1) twitter em ahahahah yah its hard but i guess im the person who have to work very hard to get something that i aim for. im not like the others who are gifted with the good brain. im not saying that Allah isnt unfair but i have to trust Him because He is the one who arranged your life story. i just cant stop tweeting!! such an addicted application. im glad that im no more addicted with that sakai facebook ahahahaha im kutuk-ing that app padahal dulu kaki facebook. huh i dont know when this kind of addiction will get rid of from my life. yah i sould stop tweeting until the right time comes.

2) instagram
HAHAHHAHAHAHAHAHHAHAH tbh im a stalker. keep stalking others and wasting my time at the stupid things. kena kawal diri utk keep uploading pictures about yr life & yah lepas spm upload la gambar banyak2! yah, quite hard too but why dont we try. come on! 7 months only then u can do anything u wanna do!!!!!!!

3) tumblr & blogspot
em hahaha im not going to deactive these bcs this is my only entertainment! how about whatsapp? em no, i still needed bcs i dont really have credit so with whatsapp i can send whatever i want without using credit bcs we're using wifi hahaha but yah i should have to control myself.

part II

i need my old life. the one who can run. the one who can do anything that she wanna do. ah i should stop this.

so dear myself anas
u need to study.
u really need to study. u have to struggle. dont compare yourself with the one who is gifted. people not same. remember how hard your parent work to support your studies in boarding school

dont u wanna make them happy
make they forget about their pain when looking at your straight A's result?
dont u wanna make them happy
make they proud of you
make they no regret with all sacrifices that they done
just for you

dont you wanna make yourself proud?
we are going through school life since we're in kindergarten. so, why dont kita treat diri kita dengan something yg membanggakan. belajar penat penat dari tadika takkan ended up taknak result gempak? tak rasa sia sia ke belajar dari kecik tapi tak nak appreciate keringat sendiri. love yourself.

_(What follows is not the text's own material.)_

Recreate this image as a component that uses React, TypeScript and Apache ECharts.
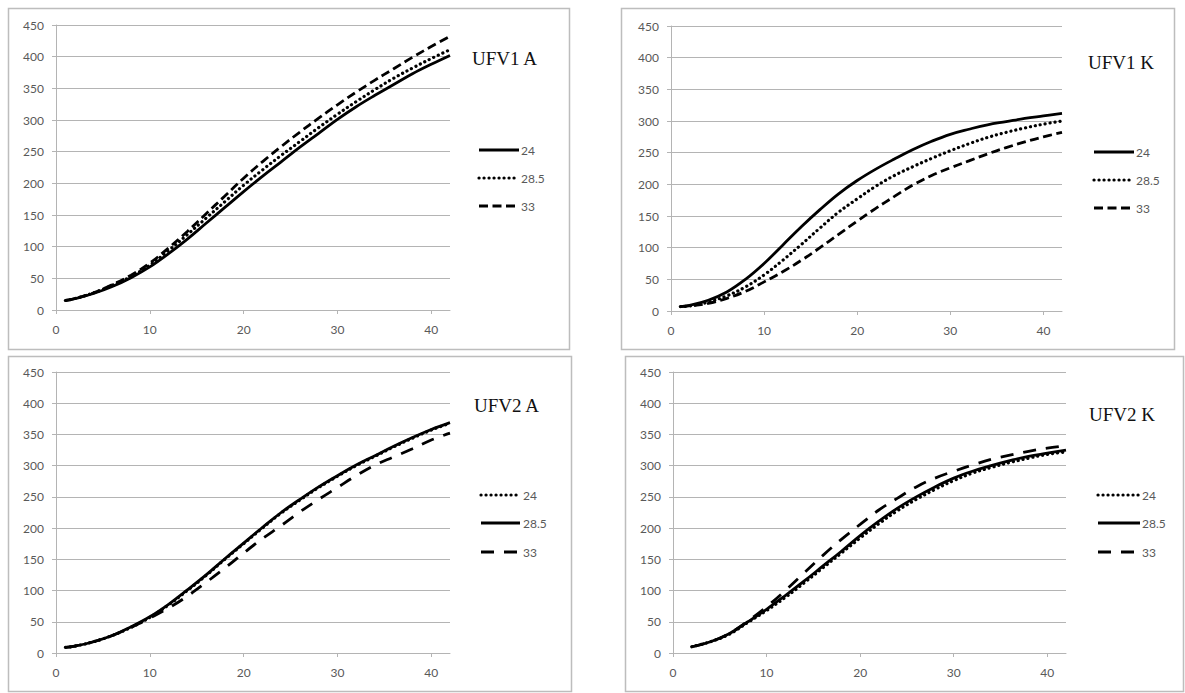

kejayaan semanis madu memerlukan pengorbanan sepahit madu.
do it now or regret tomorrow.

dear anas,
may Allah give you strength to fight against yourself. to fight laziness & nafsu. may Allah hear you dua' but yah He's always hear :) keep trying. never lose hope. Allah always be there for you. all the best in whatever you do, dear myself xxx may straight A's could be achieved!